Friday, July 10, 2009

I woke up this morning and I could almost feel it.

While finishing up our packing this morning, I put on "Recycled Air" by The Postal Service to see if it might come; that wave of nostalgia for everything that a trip to the Northwest brings to me. It's unbelievable to me how a place can leave such gaping hole in your heart that can hardly be filled with music or coffee you try to place in it simply because they remind you of it all.

It's been (almost) five years since the last time I was in Washington. And I knew very little about how much life would change in the month following that trip. I can't say I didn't know it was coming. I sensed something there, some thrill of change lingering in the air that I'd tasted the year before - my first visit there. And now my visit this time includes that change in human form and I can't tell you how excited I am to share this place with Cliff.

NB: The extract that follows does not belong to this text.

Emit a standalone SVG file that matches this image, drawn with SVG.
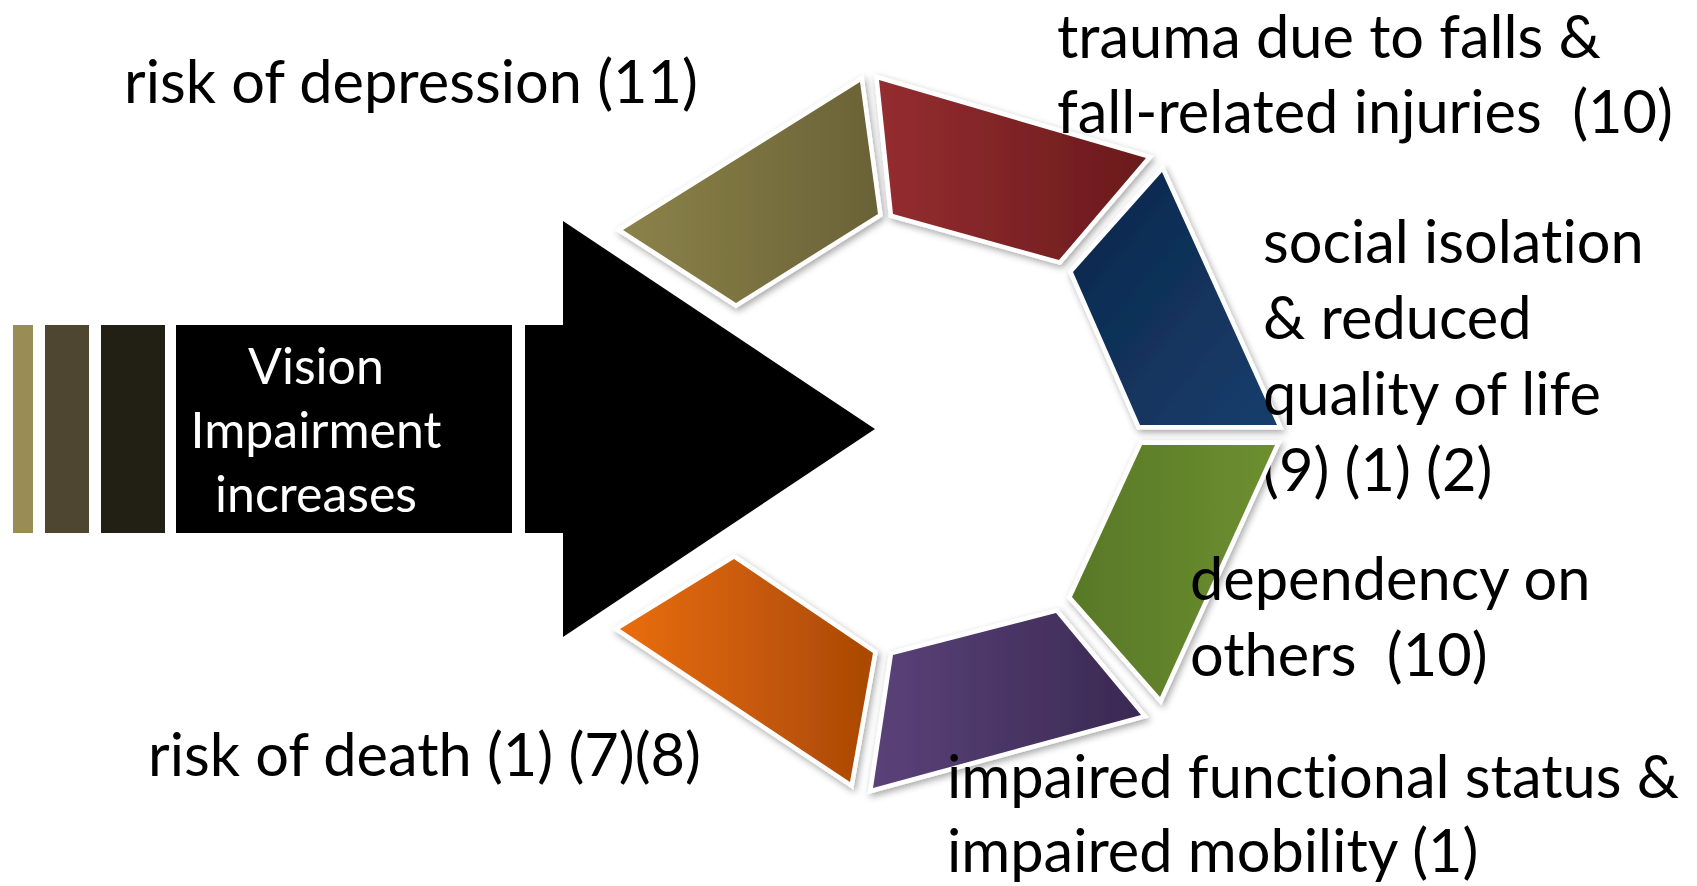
<svg xmlns="http://www.w3.org/2000/svg" width="1697" height="886" viewBox="0 0 1697 886">
<defs>
<style>
.lbl{font-family:Lato,"Liberation Sans",sans-serif;font-size:59.5px;fill:#000;font-variant-ligatures:none;}
.inner{font-family:Lato,"Liberation Sans",sans-serif;font-size:50px;fill:#fff;text-anchor:middle;font-variant-ligatures:none;}
.seg{stroke:#fff;stroke-width:9;stroke-linejoin:miter;paint-order:stroke;filter:url(#sh);}
</style>
<filter id="sh" x="-20%" y="-20%" width="140%" height="140%">
<feDropShadow dx="2" dy="3" stdDeviation="3.5" flood-color="#000" flood-opacity="0.35"/>
</filter>
<linearGradient id="gOlive" x1="0" y1="0" x2="1" y2="0"><stop offset="0" stop-color="#8b8249"/><stop offset="1" stop-color="#6a6237"/></linearGradient>
<linearGradient id="gRed" x1="0" y1="0" x2="1" y2="0"><stop offset="0" stop-color="#942d30"/><stop offset="1" stop-color="#6a1a1c"/></linearGradient>
<linearGradient id="gBlue" x1="0" y1="0" x2="1" y2="1"><stop offset="0" stop-color="#0c264a"/><stop offset="1" stop-color="#173e6c"/></linearGradient>
<linearGradient id="gGreen" x1="0" y1="0" x2="1" y2="0"><stop offset="0" stop-color="#587828"/><stop offset="1" stop-color="#6d8f2f"/></linearGradient>
<linearGradient id="gPurple" x1="0" y1="0" x2="1" y2="0"><stop offset="0" stop-color="#5a4279"/><stop offset="1" stop-color="#3a2952"/></linearGradient>
<linearGradient id="gOrange" x1="0" y1="0" x2="1" y2="0"><stop offset="0" stop-color="#e96d0d"/><stop offset="1" stop-color="#a94805"/></linearGradient>
</defs>
<rect width="1697" height="886" fill="#fff"/>

<g id="bars">
<rect x="13" y="325" width="20" height="208" fill="#9a8c55"/>
<rect x="45" y="325" width="44" height="208" fill="#4e4630"/>
<rect x="101" y="325" width="64" height="208" fill="#221f14"/>
</g>

<g id="vision-box">
<rect x="176" y="325" width="336" height="208" fill="#000"/>
<text class="inner" x="316" y="384">Vision</text>
<text class="inner" x="316" y="448">Impairment</text>
<text class="inner" x="316" y="512">increases</text>
</g>

<g id="connectors">
<polygon id="big-arrow" points="525,325 563,325 563,221 875,429 563,637 563,533 525,533" fill="#000"/>
</g>

<g id="depression">
<polygon class="seg" fill="url(#gOlive)" points="623,230 860,82 878,214 736,303"/>
<text class="lbl" x="124" y="103">risk of depression (11)</text>
</g>

<g id="trauma">
<polygon class="seg" fill="url(#gRed)" points="879,80 1146,158 1059,260 893,214"/>
<text class="lbl" x="1057" y="58">trauma due to falls &amp;</text>
<text class="lbl" x="1057" y="133" xml:space="preserve">fall-related injuries  (10)</text>
</g>

<g id="isolation">
<polygon class="seg" fill="url(#gBlue)" points="1162,172 1277,425 1140,425 1073,272"/>
<text class="lbl" x="1263" y="263">social isolation</text>
<text class="lbl" x="1263" y="339">&amp; reduced</text>
<text class="lbl" x="1263" y="415">quality of life</text>
<text class="lbl" x="1263" y="491">(9) (1) (2)</text>
</g>

<g id="dependency">
<polygon class="seg" fill="url(#gGreen)" points="1142,445 1275,445 1160,697 1072,597"/>
<text class="lbl" x="1190" y="600">dependency on</text>
<text class="lbl" x="1190" y="676" xml:space="preserve">others  (10)</text>
</g>

<g id="functional">
<polygon class="seg" fill="url(#gPurple)" points="893,655 1056,613 1141,715 873,788"/>
<text class="lbl" x="947" y="798">impaired functional status &amp;</text>
<text class="lbl" x="947" y="872">impaired mobility (1)</text>
</g>

<g id="death">
<polygon class="seg" fill="url(#gOrange)" points="734,559 873,653 850,782 620,629"/>
<text class="lbl" x="148" y="776">risk of death (1) (7)(8)</text>
</g>
</svg>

Washington brings out great things in me, and I know no other way to explain it except that some part of me feels at home there. Alive. Exhilarated. Awake.

Everyone keeps asking me what I'm most excited about, because goodness knows there's a lot.

And I keep talking about that moment I first walk out of the SEA-TAC airport to feel and breathe the air. Right now, that's what I'm most excited about. And I probably won't get over that for a couple of days because I've been craving that feeling for so long. It's nothing short of a drug. In fact, I'm already dreading the next bout of withdrawal (though at least this time it's only a couple of months since we're headed to Portland at the end of October).


Whew. Just a few more hours and we're off.

Can't wait for the adventures to come.

2 comments:

Anonymous said...

If I didn't know you any better I'd say you need to live there. But, no. You need to live here and vacation there. Often.

Hope you are having a beautiful time!

Izabella Italia said...

You've just described Colorado for me. And you've made me "homesick" in the process, which is always a strange sensation since I've never actually lived there.